And on the third day he rolled again. A cult favourite resurrects itself with The Jesus Rolls. The film offers an unofficial spin-off to the Coen Brothers’ 1998 fan favourite The Big Lebowski. Gone are the Dude, Julianne Moore, and the rug that held the room together. This film is all about Lebowski’s higher power: Jesus. Yes, that wacky bowler who performed cunnilingus on his shiny ball finally has his own movie.
John Turturro reprises his small but memorable role and takes over from the Coens as writer/director. (Joel Coen and Ethan Coen have no involvement in The Jesus Rolls aside from okaying its existence.) Jesus Quintana remains one of Turturro’s most iconic parts, so he’s partly playing with fire in returning him to the screen. While Turturro is as fun as ever playing the wackily charismatic character, directing’s never been his forte. His last features, the Woody Allen-y Fading Gigolo and the bizarre musical Romance & Cigarettes, were hot messes with few highlights. Simply put, he’s no Coen behind the camera.

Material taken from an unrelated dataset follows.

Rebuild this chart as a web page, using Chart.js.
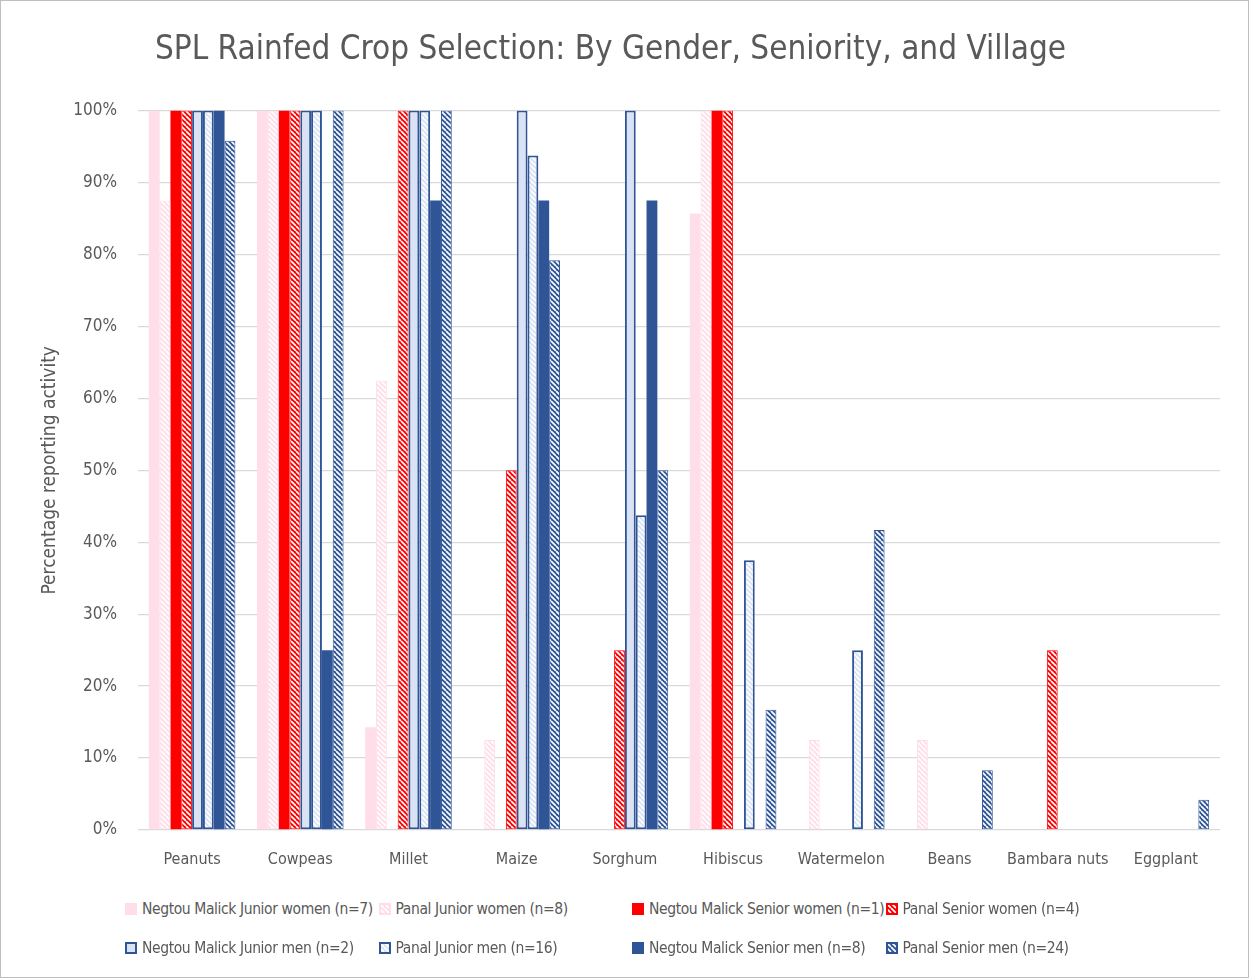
<!DOCTYPE html>
<html>
<head>
<meta charset="utf-8">
<script src="https://cdn.jsdelivr.net/npm/chart.js@4.4.1/dist/chart.umd.min.js"></script>
<style>
  html, body { margin: 0; padding: 0; background: #fff; }
  #wrap { position: relative; width: 1249px; height: 978px; box-sizing: border-box; border: 1px solid #bfbfbf; overflow: hidden; }
  #cropChart { position: absolute; left: 0; top: 0; }
  #legend { position: absolute; left: 124px; top: 897px; display: grid; grid-template-columns: repeat(4, 253.5px); row-gap: 17px;
    font-family: 'DejaVu Sans Condensed', sans-serif; font-size: 15.5px; letter-spacing: -0.4px; color: #595959; }
  #legend .item { display: flex; align-items: center; white-space: nowrap; height: 22px; }
  #legend canvas { margin-right: 5px; }
</style>
</head>
<body>
<div id="wrap">
  <canvas id="cropChart" width="1247" height="890"></canvas>
  <div id="legend"></div>
</div>
<script>
document.addEventListener("DOMContentLoaded", () => {

    // Chart data (percentage of respondents)
    const categories = ['Peanuts', 'Cowpeas', 'Millet', 'Maize', 'Sorghum', 'Hibiscus', 'Watermelon', 'Beans', 'Bambara nuts', 'Eggplant'];
    const nmJuniorWomen    = [100, 100, 14.3, 0, 0, 85.7, 0, 0, 0, 0];
    const panalJuniorWomen = [87.5, 100, 62.5, 12.5, 0, 100, 12.5, 12.5, 0, 0];
    const nmSeniorWomen    = [100, 100, 0, 0, 0, 100, 0, 0, 0, 0];
    const panalSeniorWomen = [100, 100, 100, 50, 25, 100, 0, 0, 25, 0];
    const nmJuniorMen      = [100, 100, 100, 100, 100, 0, 0, 0, 0, 0];
    const panalJuniorMen   = [100, 100, 100, 93.75, 43.75, 37.5, 25, 0, 0, 0];
    const nmSeniorMen      = [100, 25, 87.5, 87.5, 87.5, 0, 0, 0, 0, 0];
    const panalSeniorMen   = [95.8, 100, 100, 79.2, 50, 16.7, 41.7, 8.3, 0, 4.2];
    const yTicks = [0, 10, 20, 30, 40, 50, 60, 70, 80, 90, 100];

    const FONT = "'DejaVu Sans Condensed', sans-serif";
    const TEXT = '#595959';
    const PINK = '#ffdde9';
    const RED = '#ff0000';
    const LIGHTBLUE = '#dae3f3';
    const BLUE = '#2f5597';

    // white diagonal hatch on a coloured ground
    function hatch(bg) {
        const size = 5;
        const c = document.createElement('canvas');
        c.width = c.height = size;
        const x = c.getContext('2d');
        x.fillStyle = bg;
        x.fillRect(0, 0, size, size);
        x.strokeStyle = '#ffffff';
        x.lineWidth = 1.7;
        x.beginPath();
        for (let k = -size; k <= size; k += size) {
            x.moveTo(k, 0);
            x.lineTo(k + size, size);
        }
        x.stroke();
        return x.createPattern(c, 'repeat');
    }

    const series = [
        { label: 'Negtou Malick Junior women (n=7)', data: nmJuniorWomen, fill: PINK, border: PINK, bw: 0 },
        { label: 'Panal Junior women (n=8)', data: panalJuniorWomen, fill: hatch(PINK), border: PINK, bw: 1 },
        { label: 'Negtou Malick Senior women (n=1)', data: nmSeniorWomen, fill: RED, border: RED, bw: 0 },
        { label: 'Panal Senior women (n=4)', data: panalSeniorWomen, fill: hatch(RED), border: RED, bw: 1 },
        { label: 'Negtou Malick Junior men (n=2)', data: nmJuniorMen, fill: LIGHTBLUE, border: BLUE, bw: 2 },
        { label: 'Panal Junior men (n=16)', data: panalJuniorMen, fill: hatch(LIGHTBLUE), border: BLUE, bw: 2 },
        { label: 'Negtou Malick Senior men (n=8)', data: nmSeniorMen, fill: BLUE, border: BLUE, bw: 0 },
        { label: 'Panal Senior men (n=24)', data: panalSeniorMen, fill: hatch(BLUE), border: BLUE, bw: 1 }
    ];

    const chart = new Chart(document.getElementById('cropChart'), {
        type: 'bar',
        data: {
            labels: categories,
            datasets: series.map(s => ({
                label: s.label,
                data: s.data,
                backgroundColor: s.fill,
                borderColor: s.border,
                borderWidth: s.bw,
                borderSkipped: false,
                categoryPercentage: 0.8,
                barPercentage: 1
            }))
        },
        options: {
            responsive: false,
            animation: false,
            layout: { padding: { left: 0, right: 28, top: 0, bottom: 0 } },
            plugins: {
                legend: { display: false },
                tooltip: { enabled: false },
                title: {
                    display: true,
                    text: 'SPL Rainfed Crop Selection: By Gender, Seniority, and Village',
                    color: TEXT,
                    font: { family: FONT, size: 33, weight: 'normal' },
                    padding: { top: 30, bottom: 40 }
                }
            },
            scales: {
                x: {
                    grid: { display: false, drawTicks: false },
                    border: { display: false },
                    ticks: { color: TEXT, padding: 20, maxRotation: 0, autoSkip: false, font: { family: FONT, size: 16 } },
                    afterFit: (scale) => { scale.height = 61; }
                },
                y: {
                    min: 0,
                    max: 100,
                    afterBuildTicks: (scale) => { scale.ticks = yTicks.map(v => ({ value: v })); },
                    grid: { color: '#d9d9d9', lineWidth: 1.3, drawTicks: false },
                    border: { display: false },
                    ticks: { color: TEXT, padding: 21, font: { family: FONT, size: 17 }, callback: (v) => v + '%' },
                    title: {
                        display: true,
                        text: 'Percentage reporting activity',
                        color: TEXT,
                        font: { family: FONT, size: 19 },
                        padding: { top: 38, bottom: 0 }
                    },
                    afterFit: (scale) => { scale.width = 137; }
                }
            }
        }
    });

    // HTML legend in a 4-column grid like the original
    const legendBox = document.getElementById('legend');
    chart.data.datasets.forEach((ds) => {
        const item = document.createElement('div');
        item.className = 'item';
        const sw = document.createElement('canvas');
        sw.width = 12;
        sw.height = 12;
        const sx = sw.getContext('2d');
        sx.fillStyle = ds.borderWidth ? ds.borderColor : ds.backgroundColor;
        sx.fillRect(0, 0, 12, 12);
        const b = ds.borderWidth ? 2 : 0;
        sx.fillStyle = ds.backgroundColor;
        sx.fillRect(b, b, 12 - 2 * b, 12 - 2 * b);
        const txt = document.createElement('span');
        txt.textContent = ds.label;
        item.appendChild(sw);
        item.appendChild(txt);
        legendBox.appendChild(item);
    });
});
</script>
</body>
</html>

While The Jesus Rolls is more cohesive a work than Turturro’s other films are, it’s bizarrely pointless. Its existence is more a mystery by the end of the film. Anyone who doubted the necessity of Jesus’s return will be left pondering the point of it all.
Jesus is just all right
However, there’s a novelty to the film that one can’t deny. It’s fun to return to the world of Lebowski even for some intermittently amusing moments. The film drops audiences into Jesus’s return from prison following a stint for indecent exposure. Jesus, ready and randy, joins his friend Petey (Bobby Cannavale) on a cross-country crime-spree/sexcapade to celebrate his liberation.
What follows is a sort of spiritual journey. In the spirit of On the Road or Sideways, the boys go where the road and poon take them. Along the way, they boost a car from a gun-totin’ hairdresser (John Hamm), pick up a sexy French salon girl (Audrey Tautou), and provide a convict (Susan Sarandon) with a night to remember. Turturro and Cannavale are lots of fun together as the randy men with arrested development. They pursue women and fret about their prowess in the bedroom. Their partner in crime, Marie (Tautou), confesses to never having an orgasm after they both fail to please her, so their freewheeling odyssey becomes a quest to decode feminine pleasure. True to the spirit of Lebowski, Jesus is all about his balls.
An ambitious adaptation
A lot of what transpires, however, is neither funny nor sexy. The Jesus Rolls has its moments, mostly in the skirmishes that highlight the protagonist’s incompetence as a criminal and lover. There are genuine laughs, like a getaway chase on bicycles and some drolly homoerotic rivalries, most notably with Hamm’s character. For the most part, The Jesus Rolls is just sloppy sex and the pursuit of it. Blow-up dolls could easily replace Tautou and Sarandon, barring a few reaction shots. For a film twenty years in the making, it’s disappointingly juvenile as a return to the Lebowski cinematic universe. (A shame, since Lebowski‘s play on stoner vernacular was one of the Coens’ better feats.) The Jesus Rolls embodies the shaggy dog spirit of Lebowski, but doesn’t do itself any favours by inviting comparisons to the cult hit.
The Jesus Rolls might ultimately be more interesting as an experiment than as entertainment. One has to admire Turturro’s ambition, since he isn’t adapting the Coens’ work into a follow-up. Rather, The Jesus Rolls transplants Jesus Quintana into a remake of Bertrand Blier’s 1974 road movie Going Places. On one hand, Turturro wrestles with two acts of adaptation and tries to find middle ground in realizing a character who straddles different worlds. On the other hand, a different source might have been better inspiration for coming to Jesus. Everything besides the character is at odds with the expectations one inevitably brings to the film. The Jesus Rolls might have actually worked better as a follow-up to Y tu mamá también given that it’s mostly two horny guys on the road chasing tail twenty years past their prime.
The Jesus Rolls opens in theatres on Feb. 28 and rolls onto home video March 10.